The NAACP commends Attorney General of the United States Eric Holder for speaking out against laws prohibiting people with felony convictions from voting even after they have served the terms of their sentences. The NAACP has been actively engaged in campaigns in Florida, Iowa, Virginia, Delaware and other states to bring the practice to an end.
“By perpetuating the stigma and isolation imposed on formerly incarcerated individuals, these laws increase the likelihood they will commit future crimes,” Holder said at a Washington, D.C. symposium on sentencing laws.
Florida, Iowa, and Kentucky are the only states that continue to disenfranchise persons convicted of felonies even after they have completed all of the terms of their sentences. There are an estimated 1.5 million disenfranchised citizens in Florida alone.
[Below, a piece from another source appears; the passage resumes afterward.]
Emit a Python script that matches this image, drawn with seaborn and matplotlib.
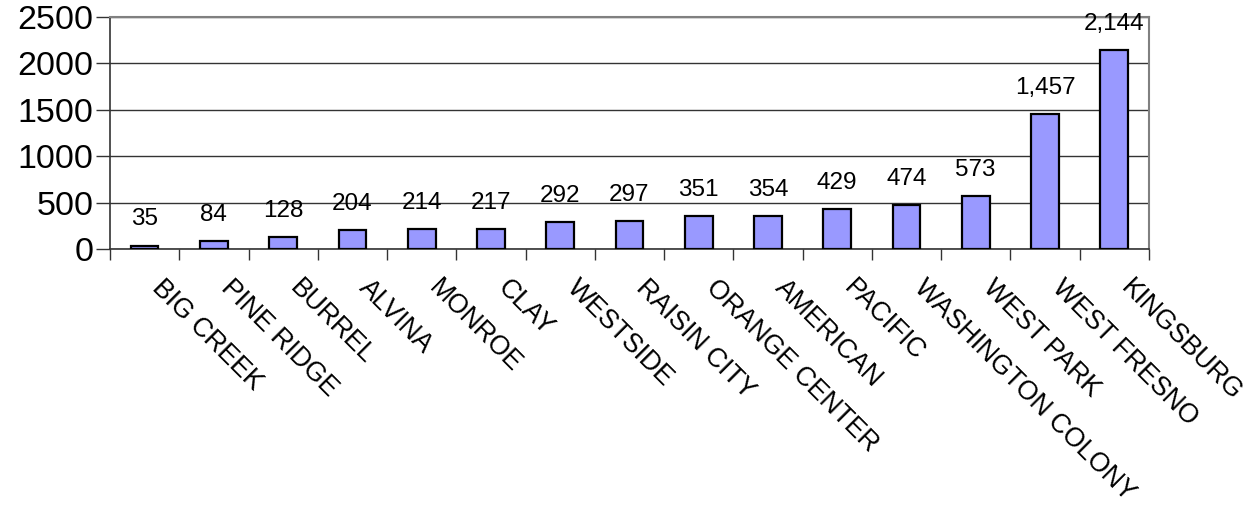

“This statement does much to make combatting felony disenfranchisement a national fight and not just a state one,” said Jotaka Eaddy, NAACP Senior Director for Voting Rights. “The NAACP and several other groups have been fighting on the ground to rid our country of a practice that has its roots in black codes designed to eliminate Black participation at the ballot box.”
Through executive order, Virginia became the most recent state to grant automatic restoration of rights to people with non-violent felony convictions who had completed the terms of their sentence. Months before, Delaware amended its state Constitution to allow people with non-violent felony convictions who have completed the terms of their sentence to vote after years of coalition work.
“While all of our local efforts have covered a lot of ground during the last decade in states like Maryland, Delaware, and Virginia we have much more work to do as a nation,” said Eaddy.
In October 2012, the NAACP launched a national felony disenfranchisement campaign to advocate for the restoration of voting rights for millions of citizens formerly convicted of felonies. The campaign featured billboards of formerly incarcerated citizens from across the country, including celebrity activists Judge Greg Mathis and Charles S. Dutton.
Holder’s announcement follows three NAACP delegation visits to the United Nations Human Rights Council in Geneva, Switzerland. As part of the visits, the delegation has held panel discussions on felony disenfranchisement and the attack on voting rights in states across the nation.
An NAACP delegation will be deployed this March to address the same topic at the U.S Government’s UN International Covenant on Civil and Political Rights review.